The only permanent "R" of Obamacare's 3R's, Risk Adjustment, was implemented in 2014 with the impression that it would keep insurers from cherry picking the healthy risk versus the unhealthy risk. Using an actuarial formula insurers would predict health care costs based on a variety of factors.
In a nutshell, the program would take money from insurers who had lower risk members and provide funding to insurers who disproportionately attracted higher risk members. There were two goals: minimize adverse selection and stabilize premiums.
So what happened?
A handful of mainly small insurers got clobbered. The most heavily hit were Obamacare's newly created CO-OP's. Many of these start ups underfunded premiums to be competitive. They took in a large portion of good risk and had priced for it. But when Risk Adjustment (RA) was factored in they had to pay huge amounts of their premiums to other insurers who had higher risk scores.
Three CO-OPs - Minuteman, Evergreen, and New Mexico Health Connections, challenged parts of the formula laid out in HHS annual payment and parameter regulations. These lawsuits were filed in the summer of 2016 against the Obama Administration's HHS and CMS. One of the main points of contention was HHS's use of statewide average premiums instead of each plan's premiums when creating its risk adjustment formula. HHS adopted this based on the assumption that the program must be budget neutral.
Evergreen went in to receivership right after it was ordered to pay $24.2 million dollars into the RA fund in August of 2016. If they wouldn't have had to pay the RA funds they would have seen a profit of $2 million for the year.

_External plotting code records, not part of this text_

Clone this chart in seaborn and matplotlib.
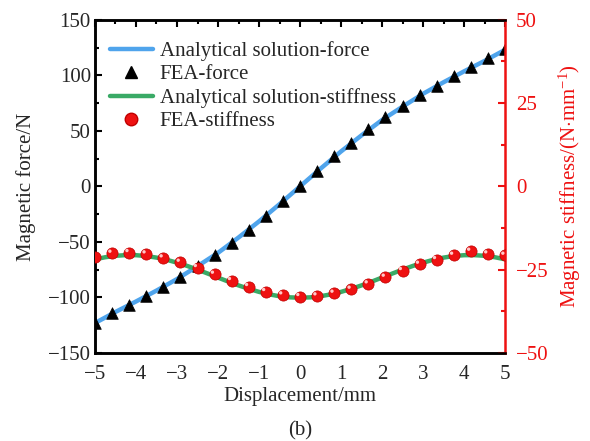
import numpy as np
import pandas as pd
import matplotlib
matplotlib.use("Agg")
import matplotlib.pyplot as plt
import matplotlib.transforms as mtransforms
import seaborn as sns
from matplotlib.ticker import MultipleLocator
from matplotlib.lines import Line2D

# ---- data ----
x_fea = [-5.0, -4.583, -4.167, -3.75, -3.333, -2.917, -2.5, -2.083, -1.667, -1.25, -0.833, -0.417,
         0.0, 0.417, 0.833, 1.25, 1.667, 2.083, 2.5, 2.917, 3.333, 3.75, 4.167, 4.583, 5.0]
force_fea = [-123.0, -114.0, -106.5, -99.0, -90.4, -81.8, -71.8, -61.7, -50.9, -38.8, -26.3, -13.5,
             0.0, 13.8, 27.0, 39.2, 51.3, 62.2, 72.5, 82.2, 90.8, 99.3, 107.2, 115.3, 123.8]
stiff_fea = [-21.1, -20.1, -19.9, -20.3, -21.5, -22.8, -24.4, -26.4, -28.3, -30.1, -31.6, -32.6,
             -33.1, -32.9, -32.1, -30.9, -29.3, -27.3, -25.3, -23.4, -22.0, -20.7, -19.5, -20.3, -20.7]

x_force_line = [-5.0, -4.5, -4.0, -3.5, -3.0, -2.5, -2.0, -1.5, -1.0, -0.5, 0.0,
                0.5, 1.0, 1.5, 2.0, 2.5, 3.0, 3.5, 4.0, 4.5, 5.0]
force_line = [-123.0, -113.0, -103.6, -93.8, -83.4, -71.8, -59.8, -46.0, -31.5, -16.0, 0.0,
              16.0, 31.5, 46.0, 59.8, 71.8, 83.4, 93.8, 103.6, 113.0, 123.0]

x_stiff_line = [-5.0, -4.75, -4.5, -4.25, -4.0, -3.75, -3.5, -3.25, -3.0, -2.75, -2.5, -2.25, -2.0,
                -1.75, -1.5, -1.25, -1.0, -0.75, -0.5, -0.25, 0.0, 0.25, 0.5, 0.75, 1.0, 1.25,
                1.5, 1.75, 2.0, 2.25, 2.5, 2.75, 3.0, 3.25, 3.5, 3.75, 4.0, 4.25, 4.5, 4.75, 5.0]
stiff_line = [-21.86, -21.25, -20.82, -20.62, -20.64, -20.89, -21.36, -22.02, -22.88, -23.87, -24.97,
              -26.15, -27.36, -28.56, -29.70, -30.74, -31.65, -32.40, -32.95, -33.29, -33.40,
              -33.29, -32.95, -32.40, -31.65, -30.74, -29.70, -28.56, -27.36, -26.15, -24.97,
              -23.87, -22.88, -22.02, -21.36, -20.89, -20.64, -20.62, -20.82, -21.25, -21.86]

x_ticks = [-5, -4, -3, -2, -1, 0, 1, 2, 3, 4, 5]
left_ticks = [-150, -100, -50, 0, 50, 100, 150]
right_ticks = [-50, -25, 0, 25, 50]

sns.set_style("white")
plt.rcParams['font.family'] = ['Liberation Serif', 'DejaVu Serif']
plt.rcParams['mathtext.fontset'] = 'custom'
plt.rcParams['mathtext.rm'] = 'Liberation Serif'
plt.rcParams['mathtext.it'] = 'Liberation Serif:italic'
FS = 15

blue = '#4fa4ec'
green = '#3aaa66'
red = '#ee1111'

fig = plt.figure(figsize=(5.9, 4.41), dpi=100)
ax = fig.add_axes([0.161, 0.1995, 0.695, 0.7555])
ax2 = ax.twinx()

df_fl = pd.DataFrame({'x': x_force_line, 'y': force_line})
df_ff = pd.DataFrame({'x': x_fea, 'y': force_fea})
df_sl = pd.DataFrame({'x': x_stiff_line, 'y': stiff_line})
df_sf = pd.DataFrame({'x': x_fea, 'y': stiff_fea})

sns.lineplot(data=df_fl, x='x', y='y', ax=ax, color=blue, lw=3.2, zorder=2)
sns.scatterplot(data=df_ff, x='x', y='y', ax=ax, marker='^', color='black', s=70,
                edgecolor='black', linewidth=0.5, zorder=3)
sns.lineplot(data=df_sl, x='x', y='y', ax=ax2, color=green, lw=3.2, zorder=2)
sns.scatterplot(data=df_sf, x='x', y='y', ax=ax2, marker='o', color=red, s=65,
                edgecolor='#c00000', linewidth=0.5, zorder=3)
# specular highlight on the spheres
hl = mtransforms.offset_copy(ax2.transData, fig=fig, x=-1.6, y=1.6, units='points')
ax2.scatter(x_fea, stiff_fea, s=6, color='#ffc8c8', edgecolor='none', transform=hl, zorder=4)

ax.set_xlim(-5, 5)
ax.set_ylim(-150, 150)
ax2.set_ylim(-50, 50)
ax.set_xticks(x_ticks)
ax.set_yticks(left_ticks)
ax2.set_yticks(right_ticks)
ax.xaxis.set_minor_locator(MultipleLocator(0.5))
ax.yaxis.set_minor_locator(MultipleLocator(25))
ax2.yaxis.set_minor_locator(MultipleLocator(12.5))

ax.set_xlabel('Displacement/mm', fontsize=FS, labelpad=2)
ax.set_ylabel('Magnetic force/N', fontsize=FS, labelpad=8.5)
ax2.set_ylabel('Magnetic stiffness/(N$\\cdot$mm$^{-1}$)', fontsize=FS, color=red, labelpad=6)

ax.tick_params(axis='y', which='major', direction='in', length=5, width=1.5,
               labelsize=FS, right=False, color='black', pad=3)
ax.tick_params(axis='x', which='major', direction='in', length=5, width=1.5,
               labelsize=FS, top=True, color='black', pad=8.5)
ax.tick_params(axis='both', which='minor', direction='in', length=3, width=1.5,
               top=True, right=False, color='black')
ax2.tick_params(axis='y', which='major', direction='in', length=5, width=1.5,
                labelsize=FS, colors=red, pad=8)
ax2.tick_params(axis='y', which='minor', direction='in', length=3, width=1.5, colors=red)

for s in ['left', 'bottom', 'top']:
    ax.spines[s].set_linewidth(1.8)
    ax.spines[s].set_color('black')
    ax2.spines[s].set_linewidth(1.8)
    ax2.spines[s].set_color('black')
ax2.spines['right'].set_color(red)
ax2.spines['right'].set_linewidth(1.8)
ax.spines['right'].set_visible(False)

handles = [
    Line2D([], [], color=blue, lw=3.2),
    Line2D([], [], marker='^', color='black', ls='none', markersize=9),
    Line2D([], [], color=green, lw=3.2),
    Line2D([], [], marker='o', color=red, markeredgecolor='#c00000', ls='none', markersize=9),
]
labels = ['Analytical solution-force', 'FEA-force',
          'Analytical solution-stiffness', 'FEA-stiffness']
ax2.legend(handles, labels, loc='upper left', frameon=False, fontsize=FS,
           handlelength=2.1, handletextpad=0.3, labelspacing=0.18,
           borderaxespad=0.3, bbox_to_anchor=(0.0, 0.98))

fig.text(0.508, 0.022, '(b)', ha='center', va='center', fontsize=FS)

fig.savefig('out.png', dpi=100)
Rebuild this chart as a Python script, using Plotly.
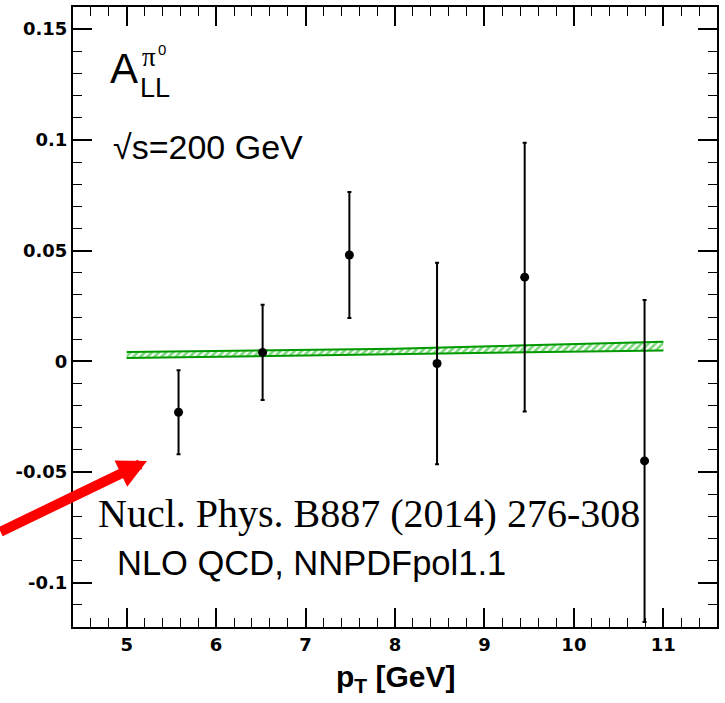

Minuteman saw their lawsuit upheld in early 2018 so no changes were required to the original HHS/CMS guidelines.
New Mexico however, received a somewhat positive outcome. In their case the judge ruled in favor of NMHC on payments being based on plans and not the state's average premium. All other claims in the suit were dismissed and lawsuit was completed at the end of February of 2018.
Which leads us to now. Without clarity the Trump Administration has temporarily suspended all payments and collections of RA until the lawsuit is resolved. Once it is resolved payments and collections will resume. Further, because the Trump Administration issued relevant guidance in the 2018 Notice of Benefit and Payment Parameters this shouldn't happen again in the future.
Trump is not "sabotaging" Obamacare. In fact this is something that could have been avoided and fixed by the prior administration. I'm not sure why they didn't fix it and I haven't seen anyone suggest or explain why Andy Slavitt and Sylvia Burwell lacked a game plan back then.
They could have issued interim rules to circumvent the problem. They could have adjusted the 2017 Notice of Benefit and Payment Parameters that were rushed through in late 2016 to mitigate the problem too.
But they didn't. So now - for at least the next news cycle - we will be stuck hearing about a small but substantial piece of the insurance payment system gone awry. Albeit those complaining are the ones who implemented it but didn't fix it.